[start Stored data]

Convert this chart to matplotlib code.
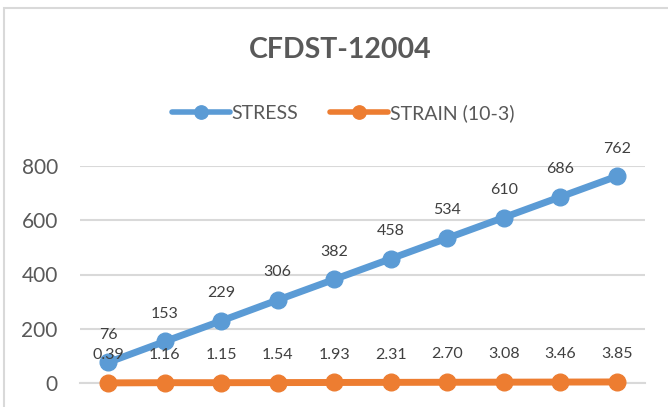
import matplotlib
matplotlib.use("Agg")
import matplotlib.pyplot as plt
from matplotlib.patches import Rectangle

categories = list(range(1, 11))
stress = [76, 153, 229, 306, 382, 458, 534, 610, 686, 762]
strain = [0.39, 1.16, 1.15, 1.54, 1.93, 2.31, 2.70, 3.08, 3.46, 3.85]
yticks = [0, 200, 400, 600, 800]
title = "CFDST-12004"
series_names = ["STRESS", "STRAIN (10-3)"]

W, H = 668, 407
plt.rcParams['font.family'] = ['Lato', 'DejaVu Sans']
fig = plt.figure(figsize=(W / 100, H / 100), dpi=100)

# chart border
fig.patches.append(Rectangle((4 / W, 0 - 0.01), 1.0, (H - 8) / H + 0.01,
                             transform=fig.transFigure, fill=False,
                             edgecolor='#D9D9D9', linewidth=1.5))

ax = fig.add_axes([80 / W, (H - 383) / H, (645 - 80) / W, (383 - 166) / H])
x = list(range(len(categories)))
blue = '#5B9BD5'
orange = '#ED7D31'
ax.plot(x, stress, color=blue, lw=5, marker='o', ms=12, label=series_names[0],
        clip_on=False, zorder=3, solid_capstyle='round')
ax.plot(x, strain, color=orange, lw=5, marker='o', ms=12, label=series_names[1],
        clip_on=False, zorder=3, solid_capstyle='round')

for xi, v in zip(x, stress):
    ax.annotate(f"{v}", (xi, v), xytext=(0, 20), textcoords='offset points',
                ha='center', va='center', fontsize=11.5, color='#404040')
for xi, v in zip(x, strain):
    ax.annotate(f"{v:.2f}", (xi, v), xytext=(0, 20), textcoords='offset points',
                ha='center', va='center', fontsize=11.5, color='#404040', zorder=4)

ax.set_xlim(-0.5, len(categories) - 0.5)
ax.set_ylim(0, 800)
ax.set_yticks(yticks)
ax.set_yticklabels([str(t) for t in yticks], fontsize=15, color='#595959')
ax.set_xticks([])
ax.tick_params(axis='y', length=0, pad=16)
for s in ['top', 'right', 'left']:
    ax.spines[s].set_visible(False)
ax.spines['bottom'].set_color('#D9D9D9')
ax.spines['bottom'].set_linewidth(1.5)
ax.grid(axis='y', color='#D9D9D9', linewidth=1.5)
ax.set_axisbelow(True)

fig.text(340 / W, 1 - 50 / H, title, ha='center', va='center', fontsize=20.5,
         fontweight='bold', color='#595959')

leg = fig.legend(loc='center', bbox_to_anchor=(343 / W, 1 - 113 / H), ncol=2,
                 frameon=False, fontsize=14, handlelength=3.0, handletextpad=0.1,
                 columnspacing=1.6, labelcolor='#595959', markerscale=0.8)
for line in leg.get_lines():
    line.set_linewidth(4)

fig.savefig("out.png", dpi=100)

[end Stored data]

**To be done:**
Write out nothing but the lines from the start of the data through the line with "fontweight='bold', color='#595959')". Leave out the pictures.

**The answer:**
Convert this chart to matplotlib code.
import matplotlib
matplotlib.use("Agg")
import matplotlib.pyplot as plt
from matplotlib.patches import Rectangle

categories = list(range(1, 11))
stress = [76, 153, 229, 306, 382, 458, 534, 610, 686, 762]
strain = [0.39, 1.16, 1.15, 1.54, 1.93, 2.31, 2.70, 3.08, 3.46, 3.85]
yticks = [0, 200, 400, 600, 800]
title = "CFDST-12004"
series_names = ["STRESS", "STRAIN (10-3)"]

W, H = 668, 407
plt.rcParams['font.family'] = ['Lato', 'DejaVu Sans']
fig = plt.figure(figsize=(W / 100, H / 100), dpi=100)

# chart border
fig.patches.append(Rectangle((4 / W, 0 - 0.01), 1.0, (H - 8) / H + 0.01,
                             transform=fig.transFigure, fill=False,
                             edgecolor='#D9D9D9', linewidth=1.5))

ax = fig.add_axes([80 / W, (H - 383) / H, (645 - 80) / W, (383 - 166) / H])
x = list(range(len(categories)))
blue = '#5B9BD5'
orange = '#ED7D31'
ax.plot(x, stress, color=blue, lw=5, marker='o', ms=12, label=series_names[0],
        clip_on=False, zorder=3, solid_capstyle='round')
ax.plot(x, strain, color=orange, lw=5, marker='o', ms=12, label=series_names[1],
        clip_on=False, zorder=3, solid_capstyle='round')

for xi, v in zip(x, stress):
    ax.annotate(f"{v}", (xi, v), xytext=(0, 20), textcoords='offset points',
                ha='center', va='center', fontsize=11.5, color='#404040')
for xi, v in zip(x, strain):
    ax.annotate(f"{v:.2f}", (xi, v), xytext=(0, 20), textcoords='offset points',
                ha='center', va='center', fontsize=11.5, color='#404040', zorder=4)

ax.set_xlim(-0.5, len(categories) - 0.5)
ax.set_ylim(0, 800)
ax.set_yticks(yticks)
ax.set_yticklabels([str(t) for t in yticks], fontsize=15, color='#595959')
ax.set_xticks([])
ax.tick_params(axis='y', length=0, pad=16)
for s in ['top', 'right', 'left']:
    ax.spines[s].set_visible(False)
ax.spines['bottom'].set_color('#D9D9D9')
ax.spines['bottom'].set_linewidth(1.5)
ax.grid(axis='y', color='#D9D9D9', linewidth=1.5)
ax.set_axisbelow(True)

fig.text(340 / W, 1 - 50 / H, title, ha='center', va='center', fontsize=20.5,
         fontweight='bold', color='#595959')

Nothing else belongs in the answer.